> [Stated exercise]
Quote the whole listing word for word. Do not include the pictures.

> [Dataset content]
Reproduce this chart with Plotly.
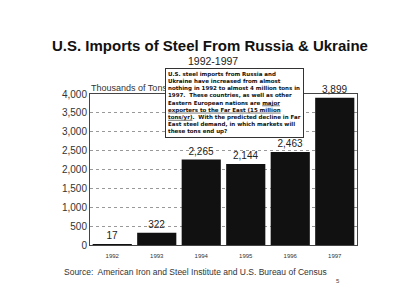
import plotly.graph_objects as go

years = ["1992", "1993", "1994", "1995", "1996", "1997"]
imports = [17, 322, 2265, 2144, 2463, 3899]
bar_labels = ["17", "322", "2,265", "2,144", "2,463", "3,899"]
y_ticks = [0, 500, 1000, 1500, 2000, 2500, 3000, 3500, 4000]

L, R, T, B = 90, 43, 94, 63
PW, PH = 400 - L - R, 308 - T - B


def px(x):
    return (x - L) / PW


def py(y):
    return (308 - B - y) / PH


fig = go.Figure()
fig.add_trace(go.Bar(
    x=years, y=imports, text=bar_labels, textposition="outside",
    textfont=dict(size=10, color="#222", family="Liberation Sans"),
    marker=dict(color="#111111", line=dict(width=0)),
    cliponaxis=False,
))

fig.update_layout(
    width=400, height=308,
    margin=dict(l=L, r=R, t=T, b=B),
    paper_bgcolor="white", plot_bgcolor="white",
    bargap=0.12,
    showlegend=False,
    font=dict(family="Liberation Sans", color="#222"),
)
fig.update_xaxes(
    type="category", showline=True, linecolor="#444", linewidth=1, mirror=True,
    tickfont=dict(size=6, color="#333"), ticks="", showgrid=False,
    ticklabelstandoff=5,
)
fig.update_yaxes(
    range=[0, 4000], tickvals=y_ticks, tickformat=",",
    showline=True, linecolor="#444", linewidth=1, mirror=True,
    tickfont=dict(size=10, color="#333"), ticks="",
    showgrid=True, gridcolor="#999", griddash="dot", gridwidth=1,
    zeroline=False,
)

fig.add_annotation(text="<b>U.S. Imports of Steel From Russia &amp; Ukraine</b>",
                   x=px(210), y=py(46), xref="paper", yref="paper",
                   xanchor="center", yanchor="middle", showarrow=False,
                   font=dict(size=15, color="#111", family="Liberation Sans"))
fig.add_annotation(text="1992-1997", x=px(213), y=py(61), xref="paper", yref="paper",
                   xanchor="center", yanchor="middle", showarrow=False,
                   font=dict(size=10.5, color="#222", family="Liberation Sans"))
fig.add_annotation(text="Thousands of Tons", x=px(89), y=py(88), xref="paper", yref="paper",
                   xanchor="left", yanchor="middle", showarrow=False,
                   font=dict(size=9, color="#333", family="Liberation Sans"))
fig.add_annotation(
    text=("<b>U.S. steel imports from Russia and<br>"
          "Ukraine have increased from almost<br>"
          "nothing in 1992 to almost 4 million tons in<br>"
          "1997.  These countries, as well as other<br>"
          "Eastern European nations are <u>major</u><br>"
          "<u>exporters to the Far East (15 million</u><br>"
          "<u>tons/yr)</u>.  With the predicted decline in Far<br>"
          "East steel demand, in which markets will<br>"
          "these tons end up?</b>"),
    x=px(165), y=py(67.5), xref="paper", yref="paper", xanchor="left", yanchor="top",
    align="left", showarrow=False,
    font=dict(size=5.5, color="#111", family="DejaVu Sans"),
    bgcolor="white", bordercolor="#333", borderwidth=1, borderpad=2,
)
fig.add_annotation(text="Source:  American Iron and Steel Institute and U.S. Bureau of Census",
                   x=px(62), y=py(272), xref="paper", yref="paper",
                   xanchor="left", yanchor="middle", showarrow=False,
                   font=dict(size=8.5, color="#333", family="Liberation Sans"))
fig.add_annotation(text="5", x=px(338), y=py(281), xref="paper", yref="paper",
                   xanchor="center", yanchor="middle", showarrow=False,
                   font=dict(size=6, color="#444"))

fig.write_html("out.html")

> [Answer to this exercise]
Reproduce this chart with Plotly.
import plotly.graph_objects as go

years = ["1992", "1993", "1994", "1995", "1996", "1997"]
imports = [17, 322, 2265, 2144, 2463, 3899]
bar_labels = ["17", "322", "2,265", "2,144", "2,463", "3,899"]
y_ticks = [0, 500, 1000, 1500, 2000, 2500, 3000, 3500, 4000]

L, R, T, B = 90, 43, 94, 63
PW, PH = 400 - L - R, 308 - T - B


def px(x):
    return (x - L) / PW


def py(y):
    return (308 - B - y) / PH


fig = go.Figure()
fig.add_trace(go.Bar(
    x=years, y=imports, text=bar_labels, textposition="outside",
    textfont=dict(size=10, color="#222", family="Liberation Sans"),
    marker=dict(color="#111111", line=dict(width=0)),
    cliponaxis=False,
))

fig.update_layout(
    width=400, height=308,
    margin=dict(l=L, r=R, t=T, b=B),
    paper_bgcolor="white", plot_bgcolor="white",
    bargap=0.12,
    showlegend=False,
    font=dict(family="Liberation Sans", color="#222"),
)
fig.update_xaxes(
    type="category", showline=True, linecolor="#444", linewidth=1, mirror=True,
    tickfont=dict(size=6, color="#333"), ticks="", showgrid=False,
    ticklabelstandoff=5,
)
fig.update_yaxes(
    range=[0, 4000], tickvals=y_ticks, tickformat=",",
    showline=True, linecolor="#444", linewidth=1, mirror=True,
    tickfont=dict(size=10, color="#333"), ticks="",
    showgrid=True, gridcolor="#999", griddash="dot", gridwidth=1,
    zeroline=False,
)

fig.add_annotation(text="<b>U.S. Imports of Steel From Russia &amp; Ukraine</b>",
                   x=px(210), y=py(46), xref="paper", yref="paper",
                   xanchor="center", yanchor="middle", showarrow=False,
                   font=dict(size=15, color="#111", family="Liberation Sans"))
fig.add_annotation(text="1992-1997", x=px(213), y=py(61), xref="paper", yref="paper",
                   xanchor="center", yanchor="middle", showarrow=False,
                   font=dict(size=10.5, color="#222", family="Liberation Sans"))
fig.add_annotation(text="Thousands of Tons", x=px(89), y=py(88), xref="paper", yref="paper",
                   xanchor="left", yanchor="middle", showarrow=False,
                   font=dict(size=9, color="#333", family="Liberation Sans"))
fig.add_annotation(
    text=("<b>U.S. steel imports from Russia and<br>"
          "Ukraine have increased from almost<br>"
          "nothing in 1992 to almost 4 million tons in<br>"
          "1997.  These countries, as well as other<br>"
          "Eastern European nations are <u>major</u><br>"
          "<u>exporters to the Far East (15 million</u><br>"
          "<u>tons/yr)</u>.  With the predicted decline in Far<br>"
          "East steel demand, in which markets will<br>"
          "these tons end up?</b>"),
    x=px(165), y=py(67.5), xref="paper", yref="paper", xanchor="left", yanchor="top",
    align="left", showarrow=False,
    font=dict(size=5.5, color="#111", family="DejaVu Sans"),
    bgcolor="white", bordercolor="#333", borderwidth=1, borderpad=2,
)
fig.add_annotation(text="Source:  American Iron and Steel Institute and U.S. Bureau of Census",
                   x=px(62), y=py(272), xref="paper", yref="paper",
                   xanchor="left", yanchor="middle", showarrow=False,
                   font=dict(size=8.5, color="#333", family="Liberation Sans"))
fig.add_annotation(text="5", x=px(338), y=py(281), xref="paper", yref="paper",
                   xanchor="center", yanchor="middle", showarrow=False,
                   font=dict(size=6, color="#444"))

fig.write_html("out.html")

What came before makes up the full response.